Skipping all pictures, set down the lines of the listing from the first through the one with "const categories = ['1', '2', '3', '4', '5', '6', '7']".

RECORDS FOR THE TASK:
______
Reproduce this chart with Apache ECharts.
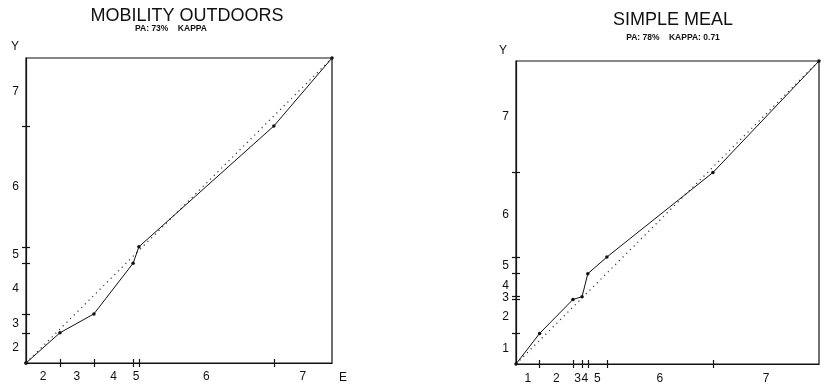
<!DOCTYPE html>
<html>
<head>
<meta charset="utf-8">
<script src="https://cdn.jsdelivr.net/npm/echarts@6/dist/echarts.min.js"></script>
<style>
  html, body { margin: 0; padding: 0; background: #fff; }
  #chart { width: 824px; height: 385px; }
</style>
</head>
<body>
<div id="chart"></div>
<script>
// category names (ordinal scale 1..7)
const categories = ['1', '2', '3', '4', '5', '6', '7']

// cumulative proportions at the end of each category
// E = horizontal axis, Y = vertical axis
const mobilityE = [0, 0.111, 0.222, 0.350, 0.369, 0.810, 1.0]
const mobilityY = [0, 0.099, 0.161, 0.327, 0.381, 0.777, 1.0]
const mealE = [0.078, 0.188, 0.218, 0.237, 0.300, 0.650, 1.0]
const mealY = [0.101, 0.213, 0.222, 0.298, 0.353, 0.632, 1.0]

// line of perfect agreement
const diagonal = [0, 1]

const INK = '#111'
const FONT = 'Liberation Sans'

const chart = echarts.init(document.getElementById('chart'), null, { renderer: 'canvas' })

// tick positions = boundaries between categories (skip 0 and 1)
const ticksOf = cum => cum.filter(v => v > 0 && v < 1)

// label positions = middle of each non empty category
const labelsOf = cum => {
  const out = []
  cum.forEach((v, i) => {
    const start = i === 0 ? 0 : cum[i - 1]
    if (v - start > 0) out.push({ pos: (start + v) / 2, name: categories[i] })
  })
  return out
}

const key = v => v.toFixed(5)

const makeAxes = (dim, gridIndex, cum, margin) => {
  const labs = labelsOf(cum)
  const nameMap = {}
  labs.forEach(l => { nameMap[key(l.pos)] = l.name })
  const base = {
    type: 'value',
    gridIndex,
    position: dim === 'x' ? 'bottom' : 'left',
    min: 0,
    max: 1,
    splitLine: { show: false },
    axisLine: { show: true, lineStyle: { color: INK, width: 1.2 } }
  }
  return [
    {
      ...base,
      axisTick: {
        show: true,
        length: 4,
        customValues: ticksOf(cum),
        lineStyle: { color: INK, width: 1.2 }
      },
      axisLabel: {
        show: true,
        customValues: labs.map(l => l.pos),
        formatter: v => nameMap[key(v)] || '',
        color: INK,
        fontFamily: FONT,
        fontSize: 12,
        margin,
        hideOverlap: false
      }
    },
    {
      ...base,
      axisLine: { show: false },
      axisTick: {
        show: true,
        inside: true,
        length: 4,
        customValues: ticksOf(cum),
        lineStyle: { color: INK, width: 1.2 }
      },
      axisLabel: { show: false }
    }
  ]
}

const points = (ex, wy) => [[0, 0]].concat(ex.map((v, i) => [v, wy[i]]))

const panelSeries = (axisIndex, ex, wy) => [
  {
    type: 'line',
    xAxisIndex: axisIndex,
    yAxisIndex: axisIndex,
    data: diagonal.map(v => [v, v]),
    symbol: 'none',
    silent: true,
    lineStyle: { color: '#333', width: 1.2, type: [1.2, 4] }
  },
  {
    type: 'line',
    xAxisIndex: axisIndex,
    yAxisIndex: axisIndex,
    data: points(ex, wy),
    symbol: 'circle',
    symbolSize: 3.5,
    itemStyle: { color: INK },
    lineStyle: { color: INK, width: 1 }
  }
]

const text = (x, y, str, size, weight) => ({
  type: 'text',
  x,
  y,
  style: {
    text: str,
    fill: INK,
    font: `${weight || 'normal'} ${size}px "${FONT}"`,
    align: 'center',
    verticalAlign: 'middle'
  }
})

const chartOption = {
  animation: false,
  backgroundColor: '#fff',
  grid: [
    { left: 26, top: 58, width: 306, height: 305, show: true, borderColor: INK, borderWidth: 1.2 },
    { left: 516, top: 61, width: 303, height: 305, show: true, borderColor: INK, borderWidth: 1.2 }
  ],
  xAxis: [
    ...makeAxes('x', 0, mobilityE, 8),
    ...makeAxes('x', 1, mealE, 9)
  ],
  yAxis: [
    ...makeAxes('y', 0, mobilityY, 7),
    ...makeAxes('y', 1, mealY, 7)
  ],
  series: [
    ...panelSeries(0, mobilityE, mobilityY),
    ...panelSeries(2, mealE, mealY)
  ],
  graphic: [
    text(187, 16, 'MOBILITY OUTDOORS', 18),
    text(171, 29, 'PA: 73%    KAPPA', 8.5, 'bold'),
    text(15, 47, 'Y', 12),
    text(343, 378, 'E', 12),
    text(673, 20, 'SIMPLE MEAL', 18),
    text(673, 38, 'PA: 78%    KAPPA: 0.71', 8.5, 'bold'),
    text(503, 51, 'Y', 12)
  ]
}

chart.setOption(chartOption)
</script>
</body>
</html>
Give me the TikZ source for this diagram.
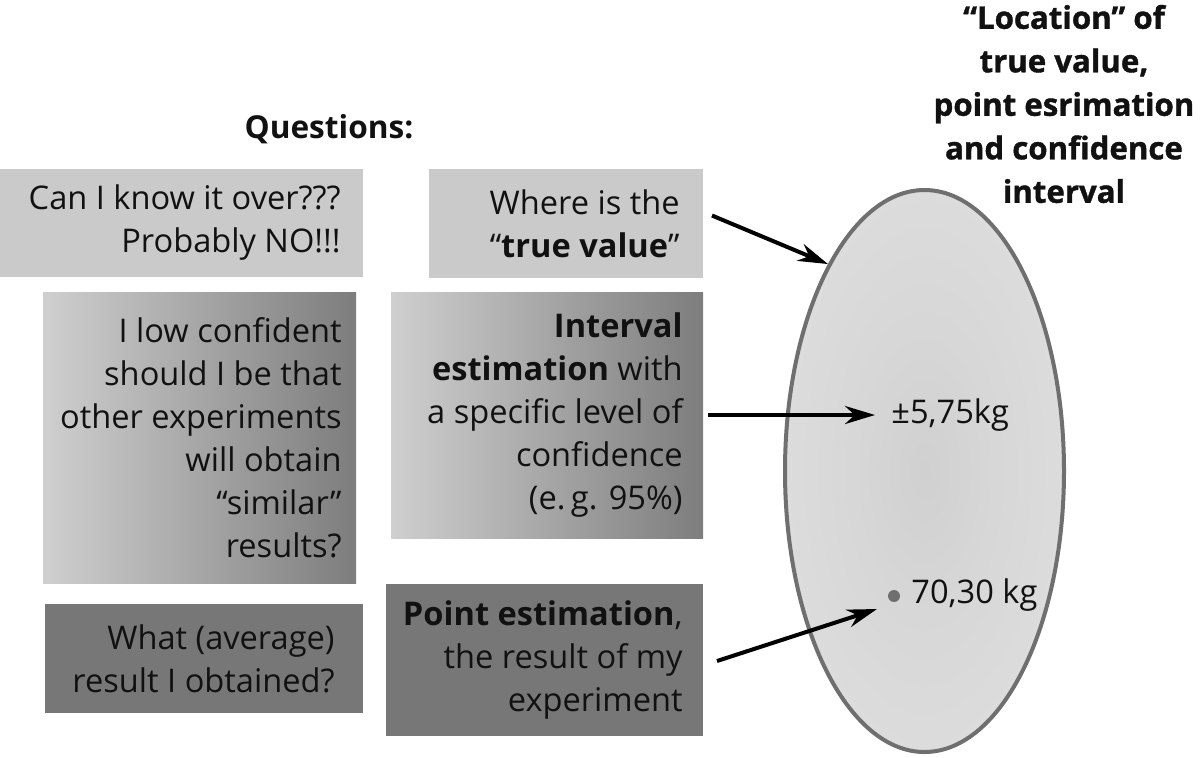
\documentclass[tikz,border=0pt]{standalone}
\usepackage{fontspec}
\setmainfont{Open Sans}[Ligatures=TeX]
\newfontfamily\heavyfont{Open Sans}[Ligatures=TeX, BoldFeatures={FakeBold=1.2}]
\usetikzlibrary{shapes.geometric,arrows.meta}
\definecolor{boxlight}{HTML}{CACACA}
\definecolor{boxdark}{HTML}{777777}
\definecolor{gradL}{HTML}{CFCFCF}
\definecolor{gradR}{HTML}{7D7D7D}
\definecolor{ellline}{HTML}{6F6F6F}
\definecolor{ellin}{HTML}{D0D0D0}
\definecolor{ellout}{HTML}{E6E6E6}
\definecolor{ink}{HTML}{111111}
\pgfdeclareradialshading{ellshade}{\pgfpoint{0bp}{0bp}}{color(0bp)=(ellin); color(12bp)=(ellin!70!ellout); color(50bp)=(ellout)}
\begin{document}
\begin{tikzpicture}[x=0.5pt,y=-0.5pt,
  qbox/.style={rectangle, inner sep=0pt, outer sep=0pt, draw=none},
  txt/.style={align=right, inner sep=0pt, text=ink, font=\fontsize{16.3}{21.5}\selectfont},
  arr/.style={line width=2pt, -{Stealth[length=15pt,width=9pt]}},
  lbl/.style={inner sep=0pt, anchor=west, text=ink, font=\fontsize{16.3}{21.5}\selectfont}]
\useasboundingbox (0,0) rectangle (1200,757);
% heading
\node[inner sep=0pt, text=ink, font=\fontsize{15.8}{21.5}\selectfont\bfseries] (q) at (329,129) {Questions:};
\node[inner sep=0pt, align=center, text=ink, font=\fontsize{15.6}{21.75}\selectfont\heavyfont\bfseries] (title) at (1064,104)
  {“Location” of\\true value,\\point esrimation\\and confidence\\interval};
% boxes
\node[qbox, fill=boxlight, minimum width=181.5pt, minimum height=54pt] (A) at (181.5,223) {};
\node[txt, anchor=east] (tA) at ([xshift=-11pt]A.east) {Can I know it over???\\Probably NO!!!};
\node[qbox, fill=boxlight, minimum width=137pt, minimum height=54.5pt] (B) at (566,223.5) {};
\node[txt, anchor=east] (tB) at ([xshift=-11.5pt]B.east) {Where is the\\“\textbf{true value}”};
\node[qbox, left color=gradL, right color=gradR, minimum width=156.5pt, minimum height=145.5pt] (C) at (199.5,437.5) {};
\node[txt, anchor=east] (tC) at ([xshift=-7pt]C.east) {I low confident\\should I be that\\other experiments\\will obtain\\“similar”\\results?};
\node[qbox, left color=gradL, right color=gradR, minimum width=156pt, minimum height=123pt] (D) at (547,415) {};
\node[txt, anchor=east] (tD) at ([xshift=-10pt]D.east) {\textbf{Interval}\\\textbf{estimation} with\\a specific level of\\confidence\\(e.\,g. 95\%)};
\node[qbox, fill=boxdark, minimum width=159pt, minimum height=54.5pt] (E) at (204,658.5) {};
\node[txt, anchor=east] (tE) at ([xshift=-14pt]E.east) {What (average)\\result I obtained?};
\node[qbox, fill=boxdark, minimum width=158.5pt, minimum height=76pt] (F) at (544.5,660) {};
\node[txt, anchor=east] (tF) at ([xshift=-10pt]F.east) {\textbf{Point estimation},\\the result of my\\experiment};
% ellipse
\node[ellipse, draw=ellline, line width=2pt, shade, shading=ellshade, inner sep=0pt,
      minimum width=139.5pt, minimum height=281pt] (ell) at (924.5,471) {};
\node[lbl] (pm) at (891,415) {±5,75kg};
\node[circle, fill=ellline, inner sep=0pt, minimum size=6pt] (dot) at (894,596) {};
\node[lbl] (val) at (911,595) {70,30 kg};
% arrows
\draw[arr] ([shift={(9,-8)}]B.east) -- (ell.115);
\draw[arr] ([xshift=2.5pt]D.east) -- ([xshift=-8pt]pm.west);
\draw[arr] ([shift={(14,1)}]F.east) -- ([shift={(-17,13)}]dot.center);
\end{tikzpicture}
\end{document}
______
WRITTEN ANSWER:
Reproduce this chart with Apache ECharts.
<!DOCTYPE html>
<html>
<head>
<meta charset="utf-8">
<script src="https://cdn.jsdelivr.net/npm/echarts@6/dist/echarts.min.js"></script>
<style>
  html, body { margin: 0; padding: 0; background: #fff; }
  #chart { width: 824px; height: 385px; }
</style>
</head>
<body>
<div id="chart"></div>
<script>
// category names (ordinal scale 1..7)
const categories = ['1', '2', '3', '4', '5', '6', '7']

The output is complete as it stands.